Monday, 23 January 2017

Despite Country Club Members’ Rift, Obama Gets an Invitation

WASHINGTON — For weeks, the members of an exclusive, mostly Jewish country club in the Maryland suburbs of Washington have been entangled in a bitter dispute over whether to exclude former President Barack Obama, who has played golf there, because of Mr. Obama’s policies toward Israel.

On Monday, the management of the club, Woodmont Country Club, sought to put an end to the rancor, sending a letter to members notifying them that it had invited Mr. Obama and his wife, Michelle, to join as “special members.” Under those terms, the former first couple would pay dues and other fees but would be spared the $80,000 initiation fee.

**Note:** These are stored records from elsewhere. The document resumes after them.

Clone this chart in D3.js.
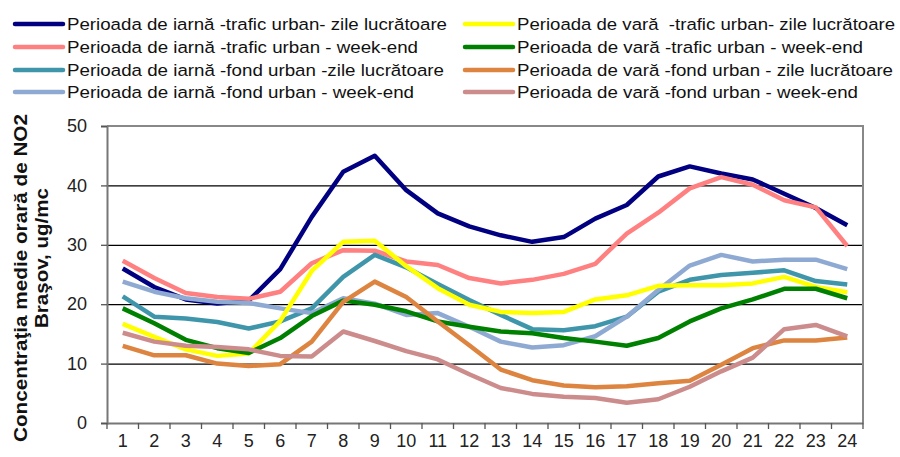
<!DOCTYPE html>
<html>
<head>
<meta charset="utf-8">
<script src="https://cdn.jsdelivr.net/npm/d3@7"></script>
<style>
  body { margin: 0; background: #fff; }
  svg { display: block; font-family: Arial, 'Liberation Sans', sans-serif; }
</style>
</head>
<body>
<div id="chart"></div>
<script>
// ore 1..24
const hours = d3.range(1, 25);
const yTicks = [0, 10, 20, 30, 40, 50];

const seriesNames = [
    'Perioada de iarnă -trafic urban- zile lucrătoare',
    'Perioada de iarnă -trafic urban - week-end',
    'Perioada de iarnă -fond urban -zile lucrătoare',
    'Perioada de iarnă -fond urban - week-end',
    'Perioada de vară  -trafic urban- zile lucrătoare',
    'Perioada de vară -trafic urban - week-end',
    'Perioada de vară -fond urban - zile lucrătoare',
    'Perioada de vară -fond urban - week-end'
];
const seriesColors = ['#000080', '#ff8080', '#3f96aa', '#8faad2', '#ffff00', '#008000', '#dd8440', '#cc8c8c'];

const iarnaTraficLucru = [26.0, 22.9, 20.8, 20.1, 20.6, 25.9, 34.7, 42.3, 45.0, 39.2, 35.3, 33.1, 31.6, 30.5, 31.3, 34.4, 36.7, 41.5, 43.2, 42.0, 41.0, 38.6, 36.2, 33.3];
const iarnaTraficWeekend = [27.3, 24.4, 21.9, 21.2, 20.9, 22.1, 26.9, 29.1, 29.0, 27.2, 26.6, 24.4, 23.5, 24.1, 25.1, 26.8, 31.9, 35.4, 39.5, 41.4, 40.1, 37.5, 36.3, 29.8];
const iarnaFondLucru = [21.3, 17.9, 17.6, 17.0, 15.9, 17.1, 19.3, 24.6, 28.3, 26.2, 23.4, 20.7, 18.2, 15.8, 15.6, 16.3, 17.9, 22.1, 24.1, 24.9, 25.3, 25.7, 23.9, 23.3];
const iarnaFondWeekend = [23.8, 22.1, 21.0, 20.4, 20.2, 19.3, 18.5, 21.0, 20.1, 18.2, 18.5, 16.2, 13.7, 12.7, 13.1, 14.6, 17.9, 22.4, 26.5, 28.3, 27.2, 27.5, 27.5, 25.9];
const varaTraficLucru = [16.7, 14.5, 12.4, 11.3, 11.7, 17.2, 25.6, 30.5, 30.7, 26.4, 22.7, 19.9, 18.7, 18.5, 18.7, 20.8, 21.5, 23.1, 23.2, 23.2, 23.5, 24.6, 22.9, 22.0];
const varaTraficWeekend = [19.3, 16.8, 14.0, 12.6, 11.8, 14.3, 18.0, 20.6, 19.9, 18.8, 17.1, 16.2, 15.4, 15.1, 14.3, 13.7, 13.0, 14.3, 17.1, 19.3, 20.8, 22.6, 22.6, 21.0];
const varaFondLucru = [13.0, 11.4, 11.4, 10.0, 9.6, 9.9, 13.7, 20.4, 23.8, 21.2, 17.1, 13.1, 9.0, 7.2, 6.3, 6.0, 6.2, 6.7, 7.1, 9.8, 12.6, 13.9, 13.9, 14.4];
const varaFondWeekend = [15.2, 13.7, 13.0, 12.8, 12.4, 11.3, 11.2, 15.4, 13.8, 12.1, 10.7, 8.2, 5.9, 4.9, 4.4, 4.2, 3.4, 4.0, 6.1, 8.7, 11.0, 15.8, 16.5, 14.6];

const seriesValues = [iarnaTraficLucru, iarnaTraficWeekend, iarnaFondLucru, iarnaFondWeekend,
    varaTraficLucru, varaTraficWeekend, varaFondLucru, varaFondWeekend];

const width = 900;
const height = 457;
const margin = {top: 126, right: 37, bottom: 34, left: 107};

// latimea textelor din legenda (ca in original)
const legendTextLen = [380, 351, 377, 347, 378, 346, 376, 341];

const svg = d3.select('#chart').append('svg')
    .attr('width', width)
    .attr('height', height);

const x = d3.scaleBand()
    .domain(hours)
    .range([margin.left, width - margin.right]);

const y = d3.scaleLinear()
    .domain([0, 50])
    .range([height - margin.bottom, margin.top]);

// linii de grilă
svg.append('g')
    .attr('transform', `translate(${margin.left},0)`)
    .call(d3.axisLeft(y).tickValues([10, 20, 30, 40]).tickSize(-(width - margin.left - margin.right)).tickFormat(''))
    .call(g => g.select('.domain').remove())
    .selectAll('line')
    .attr('stroke', '#000')
    .attr('stroke-width', 1.3);

// chenar sus / dreapta
svg.append('path')
    .attr('d', `M${margin.left},${margin.top}H${width - margin.right}V${height - margin.bottom}`)
    .attr('fill', 'none')
    .attr('stroke', '#888')
    .attr('stroke-width', 2);

// axa Y
const yAxis = svg.append('g')
    .attr('transform', `translate(${margin.left},0)`)
    .call(d3.axisLeft(y).tickValues(yTicks).tickSize(6).tickPadding(14));
yAxis.select('.domain').attr('stroke', '#777').attr('stroke-width', 2);
yAxis.selectAll('line').attr('stroke', '#555').attr('stroke-width', 1.3);
yAxis.selectAll('text')
    .attr('font-size', '18px')
    .attr('font-family', 'Arial, Liberation Sans, sans-serif')
    .attr('fill', '#222');

// axa X, cu marcaje intre categorii
const xAxis = svg.append('g')
    .attr('transform', `translate(0,${height - margin.bottom})`)
    .call(d3.axisBottom(x).tickSize(0).tickPadding(11));
xAxis.select('.domain').attr('stroke', '#777').attr('stroke-width', 2);
xAxis.selectAll('text')
    .attr('font-size', '18px')
    .attr('font-family', 'Arial, Liberation Sans, sans-serif')
    .attr('fill', '#222');

const boundaries = hours.map(h => x(h)).concat([x(24) + x.bandwidth()]);
svg.append('g')
    .selectAll('line')
    .data(boundaries)
    .enter()
    .append('line')
    .attr('x1', d => d)
    .attr('x2', d => d)
    .attr('y1', height - margin.bottom)
    .attr('y2', height - margin.bottom + 6)
    .attr('stroke', '#555')
    .attr('stroke-width', 1.3);

// liniile seriilor
const line = d3.line()
    .x((d, i) => x(hours[i]) + x.bandwidth() / 2)
    .y(d => y(d));

svg.append('g')
    .selectAll('path')
    .data(seriesValues)
    .enter()
    .append('path')
    .attr('d', d => line(d))
    .attr('fill', 'none')
    .attr('stroke', (d, i) => seriesColors[i])
    .attr('stroke-width', 4.5)
    .attr('stroke-linejoin', 'round');

// titlul axei Y
svg.append('text')
    .attr('transform', 'translate(27,278) rotate(-90)')
    .attr('text-anchor', 'middle')
    .attr('font-size', '18px')
    .attr('font-weight', 'bold')
    .attr('textLength', 328)
    .attr('lengthAdjust', 'spacingAndGlyphs')
    .attr('fill', '#111')
    .text('Concentraţia medie orară de NO2');

svg.append('text')
    .attr('transform', 'translate(48,258) rotate(-90)')
    .attr('text-anchor', 'middle')
    .attr('font-size', '18px')
    .attr('font-weight', 'bold')
    .attr('textLength', 140)
    .attr('lengthAdjust', 'spacingAndGlyphs')
    .attr('fill', '#111')
    .text('Braşov, ug/mc');

// legenda
const legendRows = [24, 47, 70, 92];
const legend = svg.append('g')
    .selectAll('g')
    .data(seriesNames)
    .enter()
    .append('g')
    .attr('transform', (d, i) => `translate(${i < 4 ? 15 : 465},${legendRows[i % 4]})`);

legend.append('line')
    .attr('x1', 0)
    .attr('x2', 48)
    .attr('stroke', (d, i) => seriesColors[i])
    .attr('stroke-width', 4.5)
    .attr('stroke-linecap', 'round');

legend.append('text')
    .attr('x', 52)
    .attr('y', 6)
    .attr('font-size', '17.2px')
    .attr('textLength', (d, i) => legendTextLen[i])
    .attr('lengthAdjust', 'spacingAndGlyphs')
    .attr('fill', '#111')
    .style('white-space', 'pre')
    .text(d => d);
</script>
</body>
</html>
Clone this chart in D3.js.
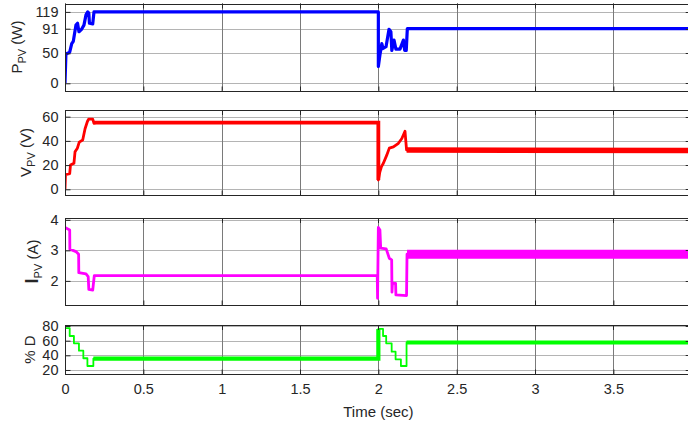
<!DOCTYPE html>
<html>
<head>
<meta charset="utf-8">
<script src="https://cdn.jsdelivr.net/npm/d3@7"></script>
<style>
  html, body { margin: 0; padding: 0; background: #fff; }
  svg { display: block; font-family: "Liberation Sans", Arial, sans-serif; }
</style>
</head>
<body>
<div id="chart"></div>
<script>
// ---- data ----
const xTicks = [0, 0.5, 1, 1.5, 2, 2.5, 3, 3.5, 4];
const xTickLabels = ['0', '0.5', '1', '1.5', '2', '2.5', '3', '3.5', '4'];

const pTicks = [0, 50, 91, 119];
const vTicks = [0, 20, 40, 60];
const iTicks = [2, 3, 4];
const dTicks = [20, 40, 60, 80];

const pTime = [0, 0.006, 0.01, 0.03, 0.043, 0.053, 0.07, 0.08, 0.089, 0.106, 0.121, 0.134, 0.145, 0.152, 0.156, 0.177, 0.185, 2.0,
  2.0, 2.01, 2.022, 2.03, 2.049, 2.068, 2.08, 2.086, 2.1, 2.112, 2.138, 2.16, 2.168, 2.178, 2.185, 4];
const pVal = [0, 50, 49, 52, 66, 70, 97, 100, 86, 90, 97, 114, 119, 117, 100, 99, 119, 119,
  28, 47, 66, 58, 61, 90, 86, 55, 72, 57, 57, 72, 55, 55, 91, 91];

const vTime = [0, 0.003, 0.03, 0.035, 0.057, 0.064, 0.079, 0.091, 0.113, 0.128, 0.143, 0.151, 0.177, 0.185, 0.19, 2.0,
  2.0, 2.01, 2.02, 2.032, 2.053, 2.07, 2.096, 2.128, 2.15, 2.17, 2.18, 4];
const vVal = [0, 12, 13, 20, 21.5, 31, 34, 39, 40.7, 50, 56, 58, 58, 54.5, 55, 55,
  7.7, 14.5, 18.7, 21.5, 28, 34, 35, 38, 42, 48, 32.5, 32];

const iTime = [0, 0.03, 0.031, 0.07, 0.087, 0.088, 0.134, 0.148, 0.152, 0.177, 0.187, 1.993, 1.995,
  2.0, 2.01, 2.015, 2.05, 2.07, 2.085, 2.087, 2.09, 2.11, 2.112, 2.18, 2.183, 4];
const iVal = [3.75, 3.67, 3.04, 2.96, 2.87, 2.27, 2.23, 2.14, 1.72, 1.7, 2.17, 2.17, 1.43,
  3.75, 3.67, 3.07, 3.05, 2.74, 2.69, 1.63, 1.92, 1.92, 1.54, 1.52, 2.875, 2.875];

const dTime = [0, 0.03, 0.057, 0.089, 0.117, 0.143, 0.181, 2.0, 2.03, 2.05, 2.085, 2.11, 2.144, 2.18, 4];
const dVal = [77, 66.4, 56.4, 46.3, 36, 25.4, 35.5, 76, 66.4, 56.4, 45, 34.6, 25.4, 57.5, 57.5];

// ---- layout / style ----
const width = 688, height = 423;
const left = 65, right = 691.7;
const textColor = '#262626';

const panels = [
  { time: pTime, val: pVal, ticks: pTicks, color: '#0000ff', top: 3.5, bottom: 90.5, domain: [-12, 133],
    label: ['P', 'PV', ' (W)'], labelX: 17, width: 3.2, heavy: [], step: false },
  { time: vTime, val: vVal, ticks: vTicks, color: '#ff0000', top: 110, bottom: 195, domain: [-4.7, 65.5],
    label: ['V', 'PV', ' (V)'], labelX: 26, width: 2.8, heavy: [[0.185, 2.0, 3.8], [2.18, 4, 5.5]], step: false },
  { time: iTime, val: iVal, ticks: iTicks, color: '#ff00ff', top: 218, bottom: 305, domain: [1.21, 4.06],
    label: ['I', 'PV', ' (A)'], labelX: 33, width: 2.8, heavy: [[2.183, 4, 9]], step: false },
  { time: dTime, val: dVal, ticks: dTicks, color: '#00ff00', top: 325, bottom: 374, domain: [14.5, 81.4],
    label: ['% D', '', ''], labelX: 30, width: 1.8, heavy: [[0.181, 2.0, 4.2], [2.18, 4, 4.2]], step: true }
];

const x = d3.scaleLinear().domain([0, 4]).range([left, right]);

const svg = d3.select('#chart').append('svg')
  .attr('width', width)
  .attr('height', height);

svg.append('rect').attr('width', width).attr('height', height).attr('fill', '#fff');

panels.forEach((p, idx) => {
  const y = d3.scaleLinear().domain(p.domain).range([p.bottom, p.top]);
  const g = svg.append('g');

  const clipId = 'clip' + idx;
  svg.append('clipPath').attr('id', clipId)
    .append('rect')
      .attr('x', left).attr('y', p.top)
      .attr('width', right - left).attr('height', p.bottom - p.top);

  // gridlines
  g.selectAll('.hgrid').data(p.ticks).enter().append('line')
    .attr('x1', left).attr('x2', right)
    .attr('y1', d => Math.round(y(d)) + 0.5).attr('y2', d => Math.round(y(d)) + 0.5)
    .style('stroke', '#b4b4b4').style('stroke-width', 1);
  g.selectAll('.vgrid').data(xTicks).enter().append('line')
    .attr('x1', d => Math.round(x(d)) + 0.5).attr('x2', d => Math.round(x(d)) + 0.5)
    .attr('y1', p.top).attr('y2', p.bottom)
    .style('stroke', '#7a7a7a').style('stroke-width', 1);

  // data
  const pts = p.time.map((t, i) => [t, p.val[i]]);
  const line = d3.line()
    .x(d => x(d[0]))
    .y(d => y(d[1]))
    .curve(p.step ? d3.curveStepAfter : d3.curveLinear);
  const plot = g.append('g').attr('clip-path', `url(#${clipId})`);
  plot.append('path')
    .datum(pts)
    .attr('d', line)
    .style('fill', 'none')
    .style('stroke', p.color)
    .style('stroke-width', p.width)
    .style('stroke-linejoin', 'round');
  p.heavy.forEach(h => {
    const seg = pts.filter(d => d[0] >= h[0] && d[0] <= h[1]);
    plot.append('path')
      .datum(seg)
      .attr('d', line)
      .style('fill', 'none')
      .style('stroke', p.color)
      .style('stroke-width', h[2]);
  });

  // frame
  g.append('rect')
    .attr('x', left + 0.5).attr('y', Math.round(p.top) + 0.5)
    .attr('width', right - left).attr('height', Math.round(p.bottom) - Math.round(p.top))
    .style('fill', 'none').style('stroke', textColor).style('stroke-width', 1);

  // y axis (ticks inward)
  const yAxis = d3.axisLeft(y).tickValues(p.ticks).tickSize(-5).tickPadding(7).tickFormat(d3.format('d'));
  const ya = g.append('g').attr('transform', `translate(${left + 0.5},0)`).call(yAxis);
  ya.select('.domain').remove();
  ya.selectAll('line').style('stroke', textColor);
  ya.selectAll('text').style('font-size', '14.5px').style('fill', textColor);

  // right ticks
  g.selectAll('.rtick').data(p.ticks).enter().append('line')
    .attr('x1', right - 6).attr('x2', right)
    .attr('y1', d => Math.round(y(d)) + 0.5).attr('y2', d => Math.round(y(d)) + 0.5)
    .style('stroke', textColor);

  // x ticks bottom & top
  const xAxis = d3.axisBottom(x).tickValues(xTicks).tickSize(-5).tickPadding(9)
    .tickFormat((d, i) => idx === panels.length - 1 ? xTickLabels[i] : '');
  const xa = g.append('g').attr('transform', `translate(0,${Math.round(p.bottom) + 0.5})`).call(xAxis);
  xa.select('.domain').remove();
  xa.selectAll('line').style('stroke', textColor);
  xa.selectAll('text').style('font-size', '14.5px').style('fill', textColor);

  g.selectAll('.ttick').data(xTicks).enter().append('line')
    .attr('x1', d => Math.round(x(d)) + 0.5).attr('x2', d => Math.round(x(d)) + 0.5)
    .attr('y1', p.top).attr('y2', p.top + 5)
    .style('stroke', textColor);

  // y label
  const cy = (p.top + p.bottom) / 2;
  const lbl = g.append('text')
    .attr('transform', `translate(${p.labelX},${cy}) rotate(-90)`)
    .attr('text-anchor', 'middle')
    .attr('dy', '0.35em')
    .style('font-size', '15px')
    .style('fill', textColor);
  lbl.append('tspan').text(p.label[0])
    .style('font-size', p.label[0] === 'I' ? '18px' : '15px')
    .style('font-weight', p.label[0] === 'I' ? 'bold' : 'normal');
  if (p.label[1]) {
    lbl.append('tspan').text(p.label[1]).attr('dy', '4').style('font-size', '11px');
    lbl.append('tspan').text(p.label[2]).attr('dy', '-4');
  }
});

svg.append('text')
  .attr('x', x(2))
  .attr('y', 417)
  .attr('text-anchor', 'middle')
  .style('font-size', '15px')
  .style('fill', textColor)
  .text('Time (sec)');
</script>
</body>
</html>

“In the current deeply polarized political environment,” the club’s president, Barry Forman, wrote, “it is all the more important that Woodmont be a place where people of varying views and beliefs can enjoy fellowship and recreation in a relaxed environment.”

As president, Mr. Obama played several rounds of golf at the club, which is off a dreary retail corridor in Rockville, Md., but is known for two highly rated 18-hole courses and a newly renovated clubhouse. Mr. Obama, who plans to live in Washington for a few more years, mused to friends that Woodmont might be a good club to hone his post-presidential game.

But he got caught up in the inflamed politics of the Middle East and the American Jewish community.